僕自身の存在意義を示すために、「話す」ことを常に意識していた。それは会議であっても、飲み会であっても。結果として、他人の話に割り込んだり、センシティブな話題における失言を犯したりと、幾度となく不興を買ってきた。

「あ……」と後悔したことは、一度や二度ではない。

それでも、時間を置くこと、置かないことの「正しさ」は認定しづらい。株価のように、何かの施策によって分かりやすく上下するような物差しは存在しない。

時間を置かずに即断して、短期的に損を被ったとしても、長期的にリカバリーできて良かったねという着地になることもあって。
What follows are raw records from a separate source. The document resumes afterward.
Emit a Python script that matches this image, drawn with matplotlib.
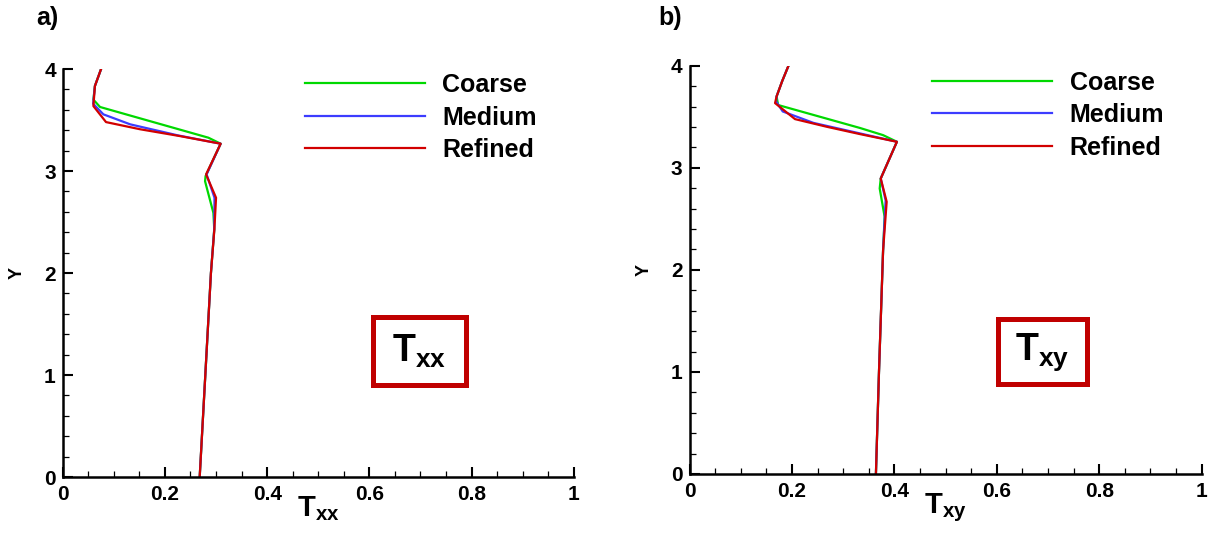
import matplotlib
matplotlib.use("Agg")
import matplotlib.pyplot as plt
from matplotlib.patches import Rectangle
from matplotlib.ticker import MultipleLocator

plt.rcParams['font.family'] = ['Liberation Sans', 'DejaVu Sans']
plt.rcParams['font.weight'] = 'bold'
plt.rcParams['mathtext.fontset'] = 'custom'
plt.rcParams['mathtext.bf'] = 'Liberation Sans:bold'
plt.rcParams['mathtext.rm'] = 'Liberation Sans:bold'
plt.rcParams['mathtext.it'] = 'Liberation Sans:bold'

# Txx profiles (a)
txx_coarse_y = [4.0, 3.834, 3.70, 3.628, 3.327, 3.268, 2.950, 2.900, 2.590, 2.430, 2.0, 1.0, 0.0]
txx_coarse_x = [0.075, 0.063, 0.060, 0.073, 0.285, 0.309, 0.2795, 0.2785, 0.2948, 0.2965, 0.290, 0.279, 0.268]
txx_medium_y = [4.0, 3.834, 3.66, 3.556, 3.458, 3.35, 3.268, 2.967, 2.738, 2.430, 2.0, 1.0, 0.0]
txx_medium_x = [0.075, 0.063, 0.0595, 0.0795, 0.132, 0.225, 0.309, 0.2815, 0.297, 0.2965, 0.290, 0.279, 0.268]
txx_refined_y = [4.0, 3.834, 3.637, 3.48, 3.41, 3.343, 3.268, 2.967, 2.738, 2.426, 2.0, 1.0, 0.0]
txx_refined_x = [0.075, 0.063, 0.060, 0.0847, 0.151, 0.229, 0.309, 0.2805, 0.300, 0.2967, 0.290, 0.279, 0.268]

# Txy profiles (b)
txy_coarse_y = [3.997, 3.85, 3.699, 3.615, 3.39, 3.32, 3.255, 2.895, 2.797, 2.52, 2.19, 1.0, 0.0]
txy_coarse_x = [0.193, 0.181, 0.170, 0.173, 0.333, 0.378, 0.405, 0.3734, 0.3714, 0.381, 0.378, 0.370, 0.364]
txy_medium_y = [3.997, 3.85, 3.699, 3.65, 3.552, 3.44, 3.34, 3.255, 2.895, 2.68, 2.19, 1.0, 0.0]
txy_medium_x = [0.193, 0.181, 0.170, 0.169, 0.182, 0.242, 0.330, 0.405, 0.3734, 0.383, 0.378, 0.370, 0.364]
txy_refined_y = [3.997, 3.85, 3.699, 3.634, 3.477, 3.402, 3.330, 3.255, 2.895, 2.667, 2.19, 1.0, 0.0]
txy_refined_x = [0.193, 0.181, 0.170, 0.167, 0.206, 0.268, 0.333, 0.405, 0.3734, 0.385, 0.378, 0.370, 0.364]

labels = ['Coarse', 'Medium', 'Refined']
colors = ['#00d800', '#3c3cff', '#d20000']

fig = plt.figure(figsize=(12.11, 5.34), dpi=100)
ax1 = fig.add_axes([0.0518, 0.1067, 0.422, 0.764])
ax2 = fig.add_axes([0.5694, 0.1124, 0.4228, 0.7645])


def style(ax):
    ax.set_xlim(0, 1)
    ax.set_ylim(0, 4)
    for s in ['top', 'right']:
        ax.spines[s].set_visible(False)
    for s in ['left', 'bottom']:
        ax.spines[s].set_linewidth(1.8)
    ax.xaxis.set_major_locator(MultipleLocator(0.2))
    ax.xaxis.set_minor_locator(MultipleLocator(0.05))
    ax.yaxis.set_major_locator(MultipleLocator(1))
    ax.yaxis.set_minor_locator(MultipleLocator(0.2))
    ax.set_xticks([0, 0.2, 0.4, 0.6, 0.8, 1.0])
    ax.set_xticklabels(['0', '0.2', '0.4', '0.6', '0.8', '1'])
    ax.tick_params(which='major', direction='in', length=7.5, width=1.5)
    ax.tick_params(which='minor', direction='in', length=4, width=0.9)
    ax.tick_params(axis='x', which='major', labelsize=15, pad=6)
    ax.tick_params(axis='y', which='major', labelsize=15, pad=5)
    ax.set_ylabel('Y', fontsize=13, fontweight='bold')


panels = [
    (ax1, [(txx_coarse_x, txx_coarse_y), (txx_medium_x, txx_medium_y), (txx_refined_x, txx_refined_y)],
     r'$\mathbf{T_{xx}}$', -0.073, 0.4736, 0.990, (0.6076, 0.2245, 0.1806, 0.1669)),
    (ax2, [(txy_coarse_x, txy_coarse_y), (txy_medium_x, txy_medium_y), (txy_refined_x, txy_refined_y)],
     r'$\mathbf{T_{xy}}$', -0.072, 0.4736, 0.988, (0.6017, 0.2193, 0.1738, 0.1593)),
]

for ax, series, name, ylx, lgx, lgy, box in panels:
    style(ax)
    for (xs, ys), lab, c in zip(series, labels, colors):
        ax.plot(xs, ys, color=c, lw=1.6, label=lab)
    ax.yaxis.set_label_coords(ylx, 0.5)
    ax.set_xlabel(name, fontsize=21)
    ax.xaxis.set_label_coords(0.5, -0.043)
    ax.legend(loc='upper left', bbox_to_anchor=(lgx, lgy), frameon=False,
              fontsize=18, handlelength=4.8, handletextpad=0.7,
              labelspacing=0.34, borderpad=0, borderaxespad=0)
    bx, by, bw, bh = box
    ax.add_patch(Rectangle((bx, by), bw, bh, transform=ax.transAxes,
                           fill=True, fc='white', ec='#c00000', lw=3.6, zorder=5))
    ax.text(bx + bw / 2, by + bh / 2, name, transform=ax.transAxes,
            ha='center', va='center', fontsize=27, zorder=6)

fig.text(0.030, 0.966, 'a)', fontsize=18, fontweight='bold', va='center')
fig.text(0.544, 0.966, 'b)', fontsize=18, fontweight='bold', va='center')

fig.savefig('out.png', dpi=100)
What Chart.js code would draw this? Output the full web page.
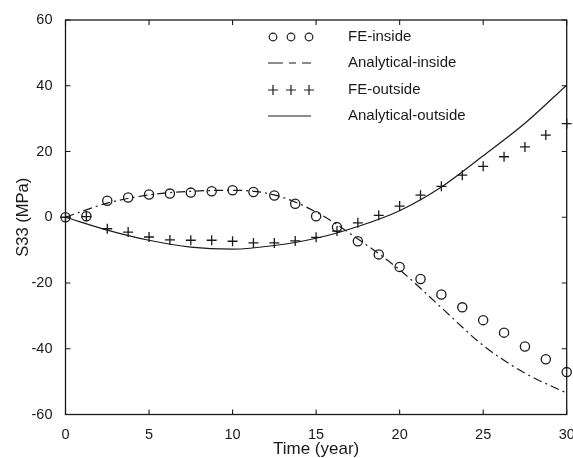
<!DOCTYPE html>
<html>
<head>
<meta charset="utf-8">
<script src="https://cdn.jsdelivr.net/npm/chart.js@4.4.1/dist/chart.umd.min.js"></script>
<style>
  html, body { margin: 0; padding: 0; background: #fff; }
  #wrap { width: 573px; height: 458px; }
</style>
</head>
<body>
<div id="wrap"><canvas id="s33chart"></canvas></div>
<script>
// Data block
const feTime = [0, 1.25, 2.5, 3.75, 5, 6.25, 7.5, 8.75, 10, 11.25, 12.5, 13.75, 15,
                16.25, 17.5, 18.75, 20, 21.25, 22.5, 23.75, 25, 26.25, 27.5, 28.75, 30];
const feInside = [0, 0.3, 5.0, 6.0, 6.9, 7.2, 7.5, 7.9, 8.2, 7.7, 6.6, 4.1, 0.3,
                  -3.0, -7.3, -11.3, -15.1, -18.8, -23.5, -27.4, -31.3, -35.1, -39.3, -43.2, -47.1];
const feOutside = [0, 0.2, -3.5, -4.5, -6.0, -6.9, -7.0, -7.0, -7.3, -7.8, -7.8, -7.2, -6.1,
                   -4.2, -1.7, 0.6, 3.4, 6.7, 9.4, 12.8, 15.5, 18.4, 21.4, 25.0, 28.5];
const anTime = [0, 2.5, 5, 7.5, 10, 12.5, 15, 17.5, 20, 22.5, 25, 27.5, 30];
const anInside = [0, 4.3, 6.8, 7.9, 8.2, 6.8, 1.6, -6.6, -16.0, -27.5, -39.0, -47.4, -53.5];
const anOutside = [0, -3.9, -7.0, -9.1, -9.7, -8.6, -6.4, -2.8, 2.0, 9.2, 18.7, 28.6, 40.2];
const xTicks = [0, 5, 10, 15, 20, 25, 30];
const yTicks = [-60, -40, -20, 0, 20, 40, 60];

const ink = '#1a1a1a';
const dashDot = [9, 4, 2, 4];
const fontFamily = '"Liberation Sans", Arial, sans-serif';

function pairs(xs, ys) {
    return xs.map((x, i) => ({x: x, y: ys[i]}));
}

// Frame with inward ticks on all four sides
const frameBox = {
    id: 'frameBox',
    afterDatasetsDraw(chart) {
        const {ctx, chartArea: a, scales} = chart;
        ctx.save();
        ctx.strokeStyle = ink;
        ctx.lineWidth = 1.3;
        ctx.strokeRect(a.left, a.top, a.right - a.left, a.bottom - a.top);
        ctx.lineWidth = 1.1;
        ctx.beginPath();
        xTicks.forEach(v => {
            const px = scales.x.getPixelForValue(v);
            ctx.moveTo(px, a.bottom); ctx.lineTo(px, a.bottom - 5);
            ctx.moveTo(px, a.top); ctx.lineTo(px, a.top + 5);
        });
        yTicks.forEach(v => {
            const py = scales.y.getPixelForValue(v);
            ctx.moveTo(a.left, py); ctx.lineTo(a.left + 5, py);
            ctx.moveTo(a.right, py); ctx.lineTo(a.right - 5, py);
        });
        ctx.stroke();
        ctx.restore();
    }
};

// Legend drawn inside the plot, no box
const insideLegend = {
    id: 'insideLegend',
    afterDraw(chart) {
        const ctx = chart.ctx;
        const rows = [37, 63, 90, 116];
        const x0 = 268, x1 = 311, tx = 348;
        ctx.save();
        ctx.strokeStyle = ink;
        ctx.fillStyle = ink;
        ctx.lineWidth = 1.2;
        ctx.font = '15px ' + fontFamily;
        ctx.textBaseline = 'middle';
        chart.data.datasets.forEach((ds, i) => {
            const y = rows[i];
            ctx.beginPath();
            if (ds.pointStyle === 'circle' && !ds.showLine) {
                [273, 291, 309].forEach(cx => {
                    ctx.moveTo(cx + 3.8, y);
                    ctx.arc(cx, y, 3.8, 0, Math.PI * 2);
                });
            } else if (ds.pointStyle === 'cross' && !ds.showLine) {
                [273, 291, 309].forEach(cx => {
                    ctx.moveTo(cx - 5, y); ctx.lineTo(cx + 5, y);
                    ctx.moveTo(cx, y - 5); ctx.lineTo(cx, y + 5);
                });
            } else {
                // legend sample of the dash-dot reads as "— - -" in the original
                ctx.setLineDash(ds.borderDash ? [15, 6, 7, 6] : []);
                ctx.moveTo(x0, y); ctx.lineTo(x1, y);
            }
            ctx.stroke();
            ctx.setLineDash([]);
            ctx.fillText(ds.label, tx, y);
        });
        ctx.restore();
    }
};

const s33Data = {
    datasets: [
        {
        label: 'FE-inside',
        data: pairs(feTime, feInside),
        showLine: false,
        pointStyle: 'circle',
        pointRadius: 4.6,
        pointBorderWidth: 1.3,
        pointBorderColor: ink,
        pointBackgroundColor: 'rgba(0,0,0,0)',
        clip: false,
        },
        {
        label: 'Analytical-inside',
        data: pairs(anTime, anInside),
        showLine: true,
        borderColor: ink,
        borderWidth: 1.2,
        borderDash: dashDot,
        pointRadius: 0,
        cubicInterpolationMode: 'monotone',
        },
        {
        label: 'FE-outside',
        data: pairs(feTime, feOutside),
        showLine: false,
        pointStyle: 'cross',
        pointRadius: 5,
        pointBorderWidth: 1.3,
        pointBorderColor: ink,
        clip: false,
        },
        {
        label: 'Analytical-outside',
        data: pairs(anTime, anOutside),
        showLine: true,
        borderColor: ink,
        borderWidth: 1.2,
        pointRadius: 0,
        cubicInterpolationMode: 'monotone',
        }
    ]  // End datasets
};  // End data

const s33Config = {
    type: 'scatter',
    data: s33Data,
    options: {
        responsive: true,
        maintainAspectRatio: false,
        animation: false,
        layout: {
            padding: {left: 0, right: 5.5, top: 20, bottom: 0}
        },
        plugins: {
            legend: {display: false},
            tooltip: {enabled: false},
        },  // End Plugins
        scales: {
            x: {
                type: 'linear',
                min: 0,
                max: 30,
                grid: {display: false},
                border: {display: false},
                afterBuildTicks: (scale) => { scale.ticks = xTicks.map(v => ({value: v})); },
                afterFit: (scale) => {
                    scale.height = 43.5;
                    scale.paddingLeft = 0;
                    scale.paddingRight = 0;
                },
                ticks: {
                    color: ink,
                    padding: 4,
                    maxRotation: 0,
                    font: {family: fontFamily, size: 14.5}
                },
                title: {
                    display: true,
                    text: 'Time (year)',
                    color: ink,
                    font: {family: fontFamily, size: 17, lineHeight: 1},
                    padding: {top: 0, bottom: 0.5}
                },
            },  // End x axis
            y: {
                type: 'linear',
                min: -60,
                max: 60,
                grid: {display: false},
                border: {display: false},
                afterBuildTicks: (scale) => { scale.ticks = yTicks.map(v => ({value: v})); },
                afterFit: (scale) => { scale.width = 65.5; },
                ticks: {
                    color: ink,
                    padding: 5,
                    font: {family: fontFamily, size: 14.5}
                },
                title: {
                    display: true,
                    text: 'S33 (MPa)',
                    color: ink,
                    font: {family: fontFamily, size: 16.5, lineHeight: 1.2},
                    padding: {top: 14, bottom: 0}
                }
            }  // End y axis
        }  // End scales
    },  // End options
    plugins: [frameBox, insideLegend]
};  // End config

const s33Chart = new Chart(
    document.getElementById('s33chart'),
    s33Config
);  // End Chart
</script>
</body>
</html>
その逆もまた然りで、時間を置いたことでリスクは免れたけれど、何もしなかったことで経験値を積めなかったというようなこともある。その「あったかもしれない」未来のことは、当然ながら、誰も知ることができない。

でも……

一晩置いたカレーは、味が染み込んで美味しいじゃないか。(それは間違いないよね)

だったら、一晩くらい、思考を寝かせても良い気がするのだ。美味しさが倍になるわけではない。0.01%くらいかもしれない。

僅かな違いかもしれないけれど、そこに意義を見出したい。僕が求めるのは、ささやかな余裕や余白なのかもしれない。